**TASK DESCRIPTION:** Your task is to filter the data below down to the lines holding "this".

-- START OF TASK DATA --

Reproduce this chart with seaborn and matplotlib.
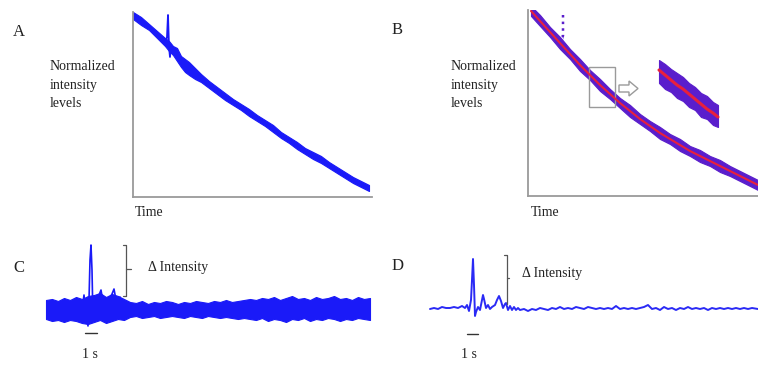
import numpy as np
import matplotlib
matplotlib.use("Agg")
import matplotlib.pyplot as plt
from matplotlib.patches import FancyArrow, Rectangle
import seaborn as sns

# ---- panel A: decay trace (time, upper / lower edge of noisy band), a.u.
a_time = [0, 8, 16, 24, 32, 36, 40, 44, 48, 52, 56, 62, 68, 76, 84, 92, 100,
          108, 116, 124, 132, 140, 148, 156, 164, 172, 180, 188, 196, 204,
          212, 220, 228, 236]
a_upper = [185, 180, 173, 166, 159, 156, 151, 149, 141, 138, 135, 129, 123,
           116, 110, 104, 98, 93, 88, 82, 77, 72, 65, 60, 55, 49, 45, 41, 35,
           30, 25, 20, 16, 12]
a_lower = [178, 172, 167, 159, 151, 146, 142, 136, 130, 125, 122, 118, 115,
           109, 103, 97, 92, 87, 81, 76, 71, 65, 59, 54, 48, 43, 38, 34, 29,
           24, 19, 14, 10, 6]
a_spike_t = [33, 34, 35, 36, 37, 38]
a_spike_v = [156, 160, 182, 150, 140, 152]

# ---- panel B: decay trace with fitted curve
b_time = [3, 12, 22, 32, 42, 52, 62, 72, 82, 92, 102, 112, 122, 132, 142,
          152, 162, 172, 182, 192, 202, 212, 222, 230]
b_fit = [185, 175, 164, 153, 142, 131, 121, 111, 102, 93, 85, 77, 70, 63, 57,
         51, 45, 40, 35, 30, 25, 20, 15, 11]
b_upper = [190, 181, 169, 159, 147, 137, 126, 117, 107, 98, 91, 82, 75, 69,
           62, 57, 50, 46, 40, 36, 30, 25, 20, 16]
b_lower = [180, 170, 159, 147, 137, 125, 116, 105, 97, 88, 79, 72, 65, 57,
           52, 45, 40, 34, 30, 24, 20, 15, 10, 6]
b_spike_t = [35, 35, 33, 36]
b_spike_v = [181, 160, 158, 158]
# magnified view
z_time = [131, 137, 143, 149, 155, 161, 167, 173, 179, 185, 190]
z_fit = [126, 121, 116, 111, 107, 102, 97, 92, 87, 83, 79]
z_upper = [136, 132, 127, 123, 119, 113, 109, 103, 100, 94, 91]
z_lower = [113, 107, 104, 98, 95, 89, 86, 79, 77, 71, 69]

# ---- panel C: noisy delta trace
c_time = np.arange(0, 325, 6)
c_upper = [40, 41, 39, 42, 40, 43, 41, 44,
           45, 47, 43, 46, 44, 41,
           38, 37, 39, 36, 38, 37, 39, 38, 36, 38, 37, 39, 38, 37, 39, 38, 40,
           38, 39, 40,
           41, 40, 42, 41, 43, 40, 42, 44, 41, 42, 40, 43, 41, 42, 44, 41, 42,
           40, 43, 41, 42]
c_lower = [21, 19, 20, 18, 20, 19, 17, 16,
           18, 20, 17, 19, 21, 20,
           23, 24, 22, 23, 24, 22, 23, 24, 23, 22, 24, 23, 22, 24, 23, 22, 23,
           22, 21, 22,
           21, 20, 22, 19, 21, 20, 18, 21, 20, 22, 19, 21, 20, 22, 21, 19, 21,
           20, 22, 21, 20]
c_spike_t = [36, 38, 40, 42, 43, 44, 45, 46, 47, 48, 50, 53, 55, 57, 60, 63,
             66, 68, 70, 72, 74, 76, 78]
c_spike_v = [30, 45, 25, 14, 40, 80, 95, 70, 20, 30, 35, 45, 50, 38, 30, 40,
             46, 51, 40, 32, 43, 36, 30]

# ---- panel D: filtered delta trace
d_time = [0, 4, 8, 12, 16, 20, 24, 28, 32, 35, 37, 39, 41, 42, 43, 44, 45, 46,
          48, 50, 52, 53, 54, 56, 58, 60, 62, 65, 67, 69, 71, 73, 75, 76, 78,
          80, 82, 84, 86, 88, 90, 94, 98, 102, 106] + list(range(110, 323, 4)) + [328]
d_value = [31, 32, 31, 33, 32, 32, 33, 32, 34,
           32, 35, 29, 40, 60, 81, 55, 24, 28,
           33, 30, 40, 45, 41, 32, 35, 31, 33,
           35, 40, 44, 39, 32, 36, 37, 30, 34,
           30, 33, 30, 32, 30, 31, 29, 31, 30,
           32, 31, 30, 32, 31, 33, 31, 32, 31, 33,
           32, 31, 33, 32, 31, 32, 31, 32, 31, 34,
           31, 32, 31, 32, 31, 32, 33, 35, 31, 32,
           30, 33, 31, 32, 30, 32, 31, 33, 31, 32,
           31, 32, 30, 32, 31, 32, 31, 32, 31, 32,
           31, 32, 31, 32, 31]

W, H = 758, 366
BLUE = "#1a1af8"
PURPLE = "#5a1ecc"
RED = "#e8203c"
GREY = "#9a9a9a"


def panel(fig, x1, y1, x2, y2, ox, oy):
    ax = fig.add_axes([x1 / W, 1 - y2 / H, (x2 - x1) / W, (y2 - y1) / H])
    ax.set_xlim(x1 - ox, x2 - ox)
    ax.set_ylim(oy - y2, oy - y1)
    ax.set_xticks([])
    ax.set_yticks([])
    for s in ax.spines.values():
        s.set_visible(False)
    ax.patch.set_alpha(0)
    return ax


def axis_lines(ax):
    for side in ("left", "bottom"):
        ax.spines[side].set_visible(True)
        ax.spines[side].set_color(GREY)
        ax.spines[side].set_linewidth(1.3)


def txt(fig, x, y, s, **kw):
    fig.text(x / W, 1 - y / H, s, **kw)


def line(ax, x, y, **kw):
    sns.lineplot(x=x, y=y, ax=ax, sort=False, estimator=None, **kw)


def main():
    sns.set_theme(style="white")
    plt.rcParams['font.family'] = ['Liberation Serif', 'DejaVu Serif']
    fig = plt.figure(figsize=(W / 100, H / 100), dpi=100)

    # A
    ax = panel(fig, 133, 12, 372, 197, 133, 197)
    axis_lines(ax)
    ax.fill_between(a_time, a_lower, a_upper, color=BLUE, lw=0.8)
    line(ax, a_spike_t, a_spike_v, color=BLUE, lw=1.3)

    # B
    ax = panel(fig, 528, 10, 758, 196, 528, 196)
    axis_lines(ax)
    ax.fill_between(b_time, b_lower, b_upper, color=PURPLE, lw=0.8)
    line(ax, b_time, b_fit, color=RED, lw=1.5)
    line(ax, b_spike_t, b_spike_v, color=PURPLE, lw=1.8, linestyle=":")
    ax.add_patch(Rectangle((61, 89), 26, 40, fill=False, ec=GREY, lw=1.0))
    ax.add_patch(FancyArrow(91, 107.5, 19, 0, width=7, head_width=15,
                            head_length=9, length_includes_head=True,
                            fc="white", ec=GREY, lw=1.0))
    ax.fill_between(z_time, z_lower, z_upper, color=PURPLE, lw=0.8)
    line(ax, z_time, z_fit, color=RED, lw=2.2)

    # C
    ax = panel(fig, 40, 236, 380, 366, 46, 340)
    ax.fill_between(c_time, c_lower, c_upper, color=BLUE, lw=0.8)
    line(ax, c_spike_t, c_spike_v, color=BLUE, lw=1.2)
    top, bottom = max(c_spike_v), 44
    line(ax, [77, 80, 80, 77], [top, top, bottom, bottom], color="#555555", lw=0.9)
    line(ax, [80, 85], [71, 71], color="#555555", lw=0.9)
    line(ax, [39, 51], [7, 7], color="#333333", lw=1.0)

    # D
    ax = panel(fig, 425, 236, 758, 366, 430, 340)
    line(ax, d_time, d_value, color="#2a2af5", lw=1.4)
    top, bottom = 85, 36
    line(ax, [74, 77, 77], [top, top, bottom], color="#555555", lw=0.9)
    line(ax, [77, 79], [62, 62], color="#555555", lw=0.9)
    line(ax, [37, 48], [6, 6], color="#333333", lw=1.0)

    # text
    k = dict(color="#222222")
    txt(fig, 13, 32, "A", fontsize=12, va="center", **k)
    txt(fig, 392, 30, "B", fontsize=12, va="center", **k)
    txt(fig, 13, 268, "C", fontsize=12, va="center", **k)
    txt(fig, 392, 266, "D", fontsize=12, va="center", **k)
    lab = "Normalized\nintensity\nlevels"
    txt(fig, 50, 60, lab, fontsize=10, va="top", linespacing=1.55, **k)
    txt(fig, 451, 60, lab, fontsize=10, va="top", linespacing=1.55, **k)
    txt(fig, 135, 213, "Time", fontsize=10, va="center", **k)
    txt(fig, 531, 213, "Time", fontsize=10, va="center", **k)
    txt(fig, 148, 268, "\u0394 Intensity", fontsize=10, va="center", **k)
    txt(fig, 522, 273, "\u0394 Intensity", fontsize=10, va="center", **k)
    txt(fig, 90, 355, "1 s", fontsize=10, va="center", ha="center", **k)
    txt(fig, 469, 355, "1 s", fontsize=10, va="center", ha="center", **k)

    fig.savefig("out.png", dpi=100)


if __name__ == '__main__':
    main()
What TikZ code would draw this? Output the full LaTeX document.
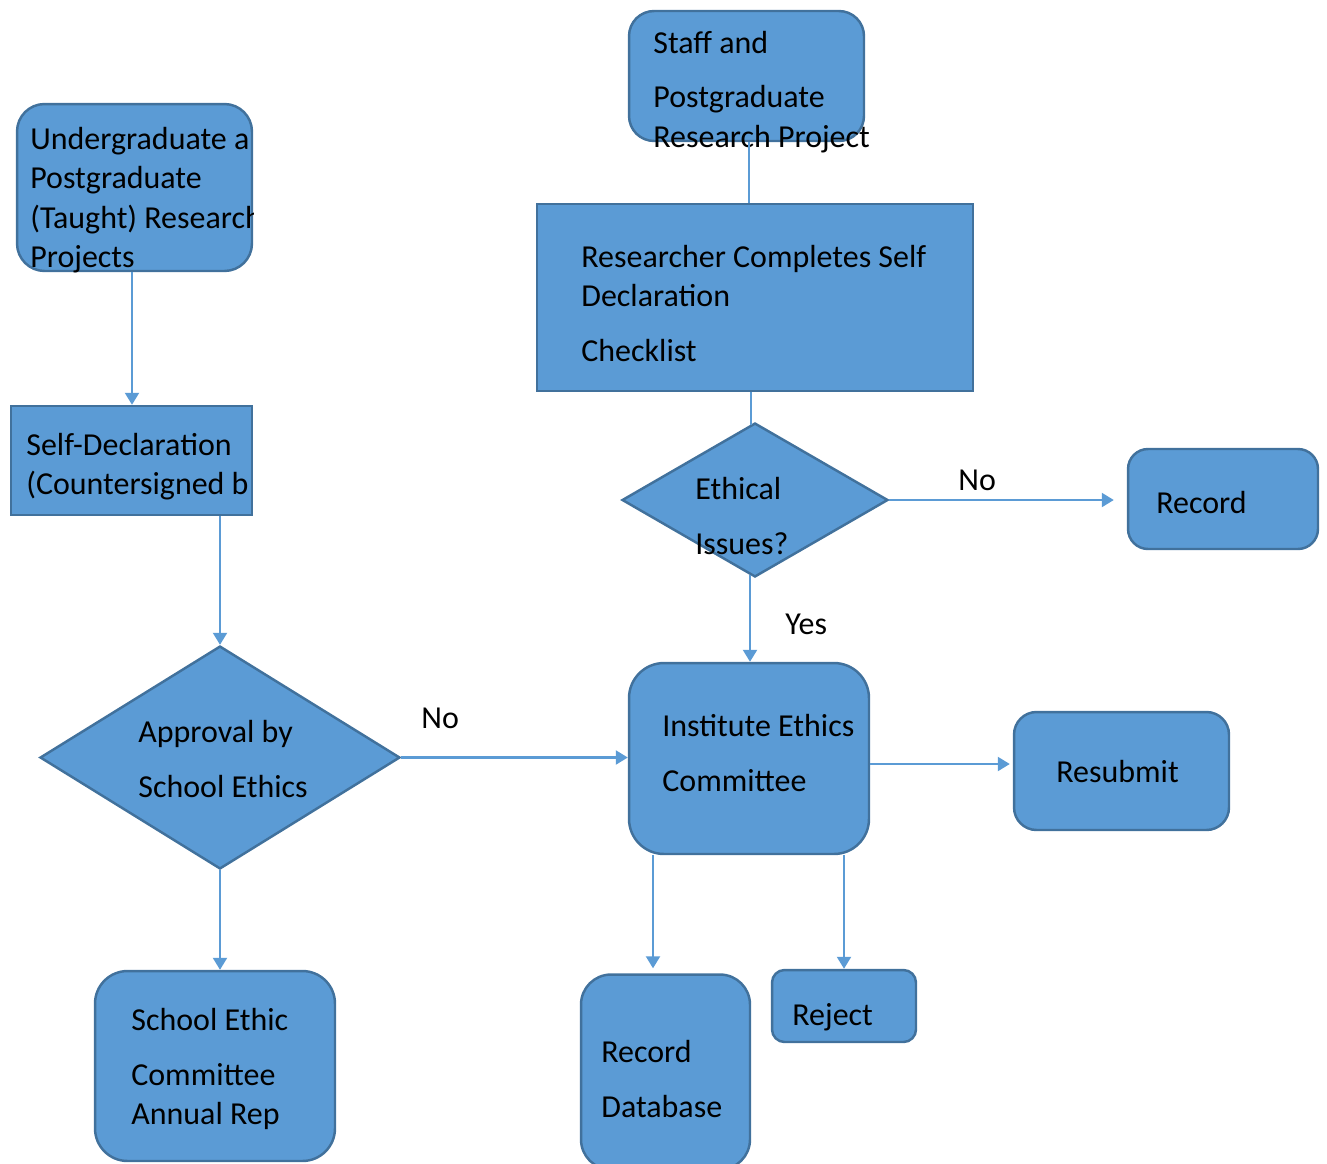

-- END OF TASK DATA --

**EXERCISE SOLUTION:**
Reproduce this chart with seaborn and matplotlib.
What TikZ code would draw this? Output the full LaTeX document.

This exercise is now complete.